Diffuse reflectance (DR) spectra were measured, and the data were converted to obtain absorption spectra. The bandgap energy of photocatalysts was calculated from the corresponding Kubelka-Munk function, $F{\left(R\right)}^{0.5}{E}_{ph}^{0.5}$ against E_ph, where E_ph is photon energy. The measurements were carried out on JASCO V-670 (Tokyo, Japan), equipped with a PIN-757 integrating sphere. BaSO₄ or respective bare titania were used as references.

Noble metal nanoparticles presence was determined by scanning transmission electron microscopy (STEM) equipped with energy-dispersive X-ray spectroscopy (EDS; HITACHI, HD-2000, Tokyo, Japan).

2.4. Photocatalytic activity analysis

Photocatalytic activity of obtained samples was evaluated in three reaction systems: (1) phenol degradation reaction under UV-Vis irradiation, (2) decomposition of acetic acid under UV-Vis irradiation, and (3) dehydrogenation of methanol under UV-Vis irradiation. For phenol degradation reaction, a 300-W xenon lamp (LOT Oriel, Darmstadt, Germany) was used. A 0.05 g (1 g•dm⁻³) of a photocatalyst, together with a 20 mg•dm⁻³ phenol solution, was added to a 50 cm³ quartz photoreactor with an exposure layer thickness of 3 cm, and obtained suspension was stirred in darkness for 30 min to provide adsorption-desorption stabilization. After equilibrium was established, photocatalyst suspension was irradiated (60 mW•cm⁻³) for 60 min under continuously stirring. The constant temperature of the aqueous phase was kept at 20°C using a thermostated water bath. Every 10 min of irradiation, 1.0 cm³ of suspension was collected and filtered through a syringe filter (pore size: 0.2 µm) for the removal of photocatalysts particles. The concentration of phenol and formed intermediates was estimated using a reversed-phase high-performance liquid chromatography (HPLC) system, equipped with a C18 chromatography column with bound residual silane groups (Phenomenex, model 00F-4435-E0) and a UV-Vis detector with a DAD photodiodes array (model SPD-M20A, Shimadzu). The tests were carried out at 45°C and under isocratic flow conditions of 0.3 cm³•min⁻¹ and volume composition of the mobile phase of 70% acetonitrile, 29.5% water, and 0.5% orthophosphoric acid. Qualitative and quantitative analysis was performed based on measurements of relevant substance standards and using the method of an external calibration curve. Total organic carbon (TOC) was measured using the TOC-L analyzer (Shimadzu, Kyoto, Japan).
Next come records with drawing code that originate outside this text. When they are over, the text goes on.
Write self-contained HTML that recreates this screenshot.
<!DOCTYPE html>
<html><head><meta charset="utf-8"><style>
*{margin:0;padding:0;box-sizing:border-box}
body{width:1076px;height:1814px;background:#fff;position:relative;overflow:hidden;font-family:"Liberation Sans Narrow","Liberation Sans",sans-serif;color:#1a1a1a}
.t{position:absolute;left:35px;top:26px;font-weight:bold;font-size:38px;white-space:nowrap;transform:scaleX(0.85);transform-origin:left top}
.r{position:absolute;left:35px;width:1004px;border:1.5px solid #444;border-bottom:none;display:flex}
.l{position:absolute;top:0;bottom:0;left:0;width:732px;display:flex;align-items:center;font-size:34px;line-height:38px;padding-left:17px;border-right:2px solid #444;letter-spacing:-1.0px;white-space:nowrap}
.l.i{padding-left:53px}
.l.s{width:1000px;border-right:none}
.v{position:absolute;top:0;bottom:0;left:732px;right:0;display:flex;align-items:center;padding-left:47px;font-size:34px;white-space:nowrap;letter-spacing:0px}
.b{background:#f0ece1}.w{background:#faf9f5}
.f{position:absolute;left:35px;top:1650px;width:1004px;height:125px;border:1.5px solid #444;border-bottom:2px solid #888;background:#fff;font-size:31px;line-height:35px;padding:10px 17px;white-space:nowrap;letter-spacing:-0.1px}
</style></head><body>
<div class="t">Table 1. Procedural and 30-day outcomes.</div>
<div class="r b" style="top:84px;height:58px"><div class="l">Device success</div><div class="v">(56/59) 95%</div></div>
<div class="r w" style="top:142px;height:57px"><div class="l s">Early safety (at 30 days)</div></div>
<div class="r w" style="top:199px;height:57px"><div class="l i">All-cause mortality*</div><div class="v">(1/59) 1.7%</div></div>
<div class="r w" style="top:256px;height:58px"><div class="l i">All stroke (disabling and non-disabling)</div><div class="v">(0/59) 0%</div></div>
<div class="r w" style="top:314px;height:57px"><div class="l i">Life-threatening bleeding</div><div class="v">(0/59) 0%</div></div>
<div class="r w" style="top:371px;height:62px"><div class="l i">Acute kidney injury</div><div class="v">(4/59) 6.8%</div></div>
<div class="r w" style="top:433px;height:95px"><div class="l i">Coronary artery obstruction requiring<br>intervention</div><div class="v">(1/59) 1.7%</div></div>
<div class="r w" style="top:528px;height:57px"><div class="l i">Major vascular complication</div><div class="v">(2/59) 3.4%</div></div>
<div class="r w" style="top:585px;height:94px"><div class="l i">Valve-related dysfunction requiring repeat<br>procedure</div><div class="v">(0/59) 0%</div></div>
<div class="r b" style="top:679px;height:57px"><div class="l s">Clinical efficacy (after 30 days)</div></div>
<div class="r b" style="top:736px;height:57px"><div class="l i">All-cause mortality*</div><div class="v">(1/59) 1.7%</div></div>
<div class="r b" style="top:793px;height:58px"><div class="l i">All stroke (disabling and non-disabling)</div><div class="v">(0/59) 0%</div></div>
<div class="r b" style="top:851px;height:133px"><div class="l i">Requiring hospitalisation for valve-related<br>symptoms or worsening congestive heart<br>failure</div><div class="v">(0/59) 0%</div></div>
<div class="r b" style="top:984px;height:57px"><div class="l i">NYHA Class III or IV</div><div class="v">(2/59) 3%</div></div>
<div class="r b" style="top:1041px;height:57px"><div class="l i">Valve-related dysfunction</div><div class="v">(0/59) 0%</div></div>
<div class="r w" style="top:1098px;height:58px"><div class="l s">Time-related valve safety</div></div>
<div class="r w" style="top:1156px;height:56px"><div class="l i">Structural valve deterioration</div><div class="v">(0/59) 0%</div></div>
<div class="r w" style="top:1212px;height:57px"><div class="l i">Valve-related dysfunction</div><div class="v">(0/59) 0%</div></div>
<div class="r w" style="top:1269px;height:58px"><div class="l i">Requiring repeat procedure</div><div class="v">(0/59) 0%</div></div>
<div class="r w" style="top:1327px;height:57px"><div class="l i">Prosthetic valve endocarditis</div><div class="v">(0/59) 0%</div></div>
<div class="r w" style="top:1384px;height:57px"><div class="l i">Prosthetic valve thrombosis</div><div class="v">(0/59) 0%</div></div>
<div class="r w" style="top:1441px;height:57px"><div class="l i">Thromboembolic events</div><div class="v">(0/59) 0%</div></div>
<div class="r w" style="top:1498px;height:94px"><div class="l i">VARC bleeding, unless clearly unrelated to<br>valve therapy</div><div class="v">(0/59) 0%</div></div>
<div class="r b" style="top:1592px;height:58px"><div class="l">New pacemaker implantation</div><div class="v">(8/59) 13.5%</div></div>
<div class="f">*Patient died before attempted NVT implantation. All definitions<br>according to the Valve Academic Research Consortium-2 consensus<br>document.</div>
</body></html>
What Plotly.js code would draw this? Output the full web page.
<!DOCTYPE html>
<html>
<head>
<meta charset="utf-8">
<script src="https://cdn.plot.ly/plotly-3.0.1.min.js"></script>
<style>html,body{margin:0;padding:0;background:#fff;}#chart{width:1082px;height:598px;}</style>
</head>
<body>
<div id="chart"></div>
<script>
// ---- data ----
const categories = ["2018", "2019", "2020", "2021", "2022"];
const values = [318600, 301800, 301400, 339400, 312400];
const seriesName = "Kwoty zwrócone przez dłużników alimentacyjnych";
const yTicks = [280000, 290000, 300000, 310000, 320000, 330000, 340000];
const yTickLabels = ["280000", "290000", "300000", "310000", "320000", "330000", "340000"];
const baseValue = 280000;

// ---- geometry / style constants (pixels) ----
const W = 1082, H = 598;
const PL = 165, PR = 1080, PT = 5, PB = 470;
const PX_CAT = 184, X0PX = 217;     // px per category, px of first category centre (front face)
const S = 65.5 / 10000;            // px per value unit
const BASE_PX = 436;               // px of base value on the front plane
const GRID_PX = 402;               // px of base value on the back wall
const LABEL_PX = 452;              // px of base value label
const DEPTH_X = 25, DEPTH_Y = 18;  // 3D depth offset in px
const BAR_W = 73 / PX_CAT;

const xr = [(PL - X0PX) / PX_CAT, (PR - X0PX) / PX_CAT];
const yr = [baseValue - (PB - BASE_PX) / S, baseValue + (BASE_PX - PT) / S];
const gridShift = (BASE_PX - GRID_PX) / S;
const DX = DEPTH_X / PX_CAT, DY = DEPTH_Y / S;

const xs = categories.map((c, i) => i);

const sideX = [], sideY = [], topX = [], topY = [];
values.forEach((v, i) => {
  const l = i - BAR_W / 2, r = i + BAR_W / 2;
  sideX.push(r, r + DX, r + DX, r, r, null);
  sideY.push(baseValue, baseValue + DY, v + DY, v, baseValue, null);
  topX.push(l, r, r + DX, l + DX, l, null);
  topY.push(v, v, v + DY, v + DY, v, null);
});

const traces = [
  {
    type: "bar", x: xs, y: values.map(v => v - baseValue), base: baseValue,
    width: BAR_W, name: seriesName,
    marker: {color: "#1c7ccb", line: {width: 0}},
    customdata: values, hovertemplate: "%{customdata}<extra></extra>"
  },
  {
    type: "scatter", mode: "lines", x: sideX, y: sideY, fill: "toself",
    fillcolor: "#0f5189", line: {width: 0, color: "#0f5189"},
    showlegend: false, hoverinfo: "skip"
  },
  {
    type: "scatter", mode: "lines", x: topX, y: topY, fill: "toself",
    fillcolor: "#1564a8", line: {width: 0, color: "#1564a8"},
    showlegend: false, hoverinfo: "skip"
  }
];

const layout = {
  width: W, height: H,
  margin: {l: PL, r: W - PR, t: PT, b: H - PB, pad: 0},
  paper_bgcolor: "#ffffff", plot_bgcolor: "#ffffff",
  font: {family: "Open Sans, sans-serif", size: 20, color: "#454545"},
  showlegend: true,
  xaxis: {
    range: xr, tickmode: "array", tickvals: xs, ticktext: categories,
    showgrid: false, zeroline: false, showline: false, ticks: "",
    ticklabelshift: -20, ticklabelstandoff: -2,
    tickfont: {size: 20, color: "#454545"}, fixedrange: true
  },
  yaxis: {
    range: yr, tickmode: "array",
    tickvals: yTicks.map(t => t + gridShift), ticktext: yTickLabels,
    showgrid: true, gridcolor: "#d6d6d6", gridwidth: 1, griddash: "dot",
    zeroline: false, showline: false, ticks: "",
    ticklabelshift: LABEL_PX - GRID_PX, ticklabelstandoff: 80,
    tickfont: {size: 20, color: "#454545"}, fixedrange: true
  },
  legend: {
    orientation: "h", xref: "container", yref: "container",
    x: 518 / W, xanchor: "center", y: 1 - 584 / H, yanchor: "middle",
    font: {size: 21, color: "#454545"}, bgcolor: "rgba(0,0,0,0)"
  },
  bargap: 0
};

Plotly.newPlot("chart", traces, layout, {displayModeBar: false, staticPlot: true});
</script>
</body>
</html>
For acetic acid decomposition, 0.05 g of the photocatalyst was suspended in 5 cm³ of 5 vol% aqueous acetic acid solution. The 30 cm³ testing tube with as prepared suspension was sealed with a rubber septum and irradiated for 60 min using 400 W mercury lamp (Hamamatsu Photonics, Hamamatsu, Japan) under continuous stirring and temperature control. Every 20 min, liberated CO₂ in a gas phase was estimated chromatographically using a Shimadzu GC-8A Chromatograph (Shimadzu Corporation, Kyoto, Japan) equipped with thermal conductivity detector (TCD) and Porapak Q column (Agilent Technologies, Santa Clara, CA, USA).

For methanol dehydrogenation, 0.05 g of the photocatalyst was suspended in 5 cm³ in methanol-water solution (volume ratio 50:50). The obtained suspension was first purged with argon for oxygen removal. The testing tube was sealed with a rubber septum, and irradiated for 60 min using mercury lamp (same reaction system as that used for acetic acid decomposition). Generated hydrogen was determined every 15 min using a Shimadzu GC-8A Chromatograph with TCD detector and MS-5A column (Agilent Technologies).

Declaration of Competing Interest

The authors declare that they have no known competing financial interests or personal relationships which have, or could be perceived to have, influenced the work reported in this article.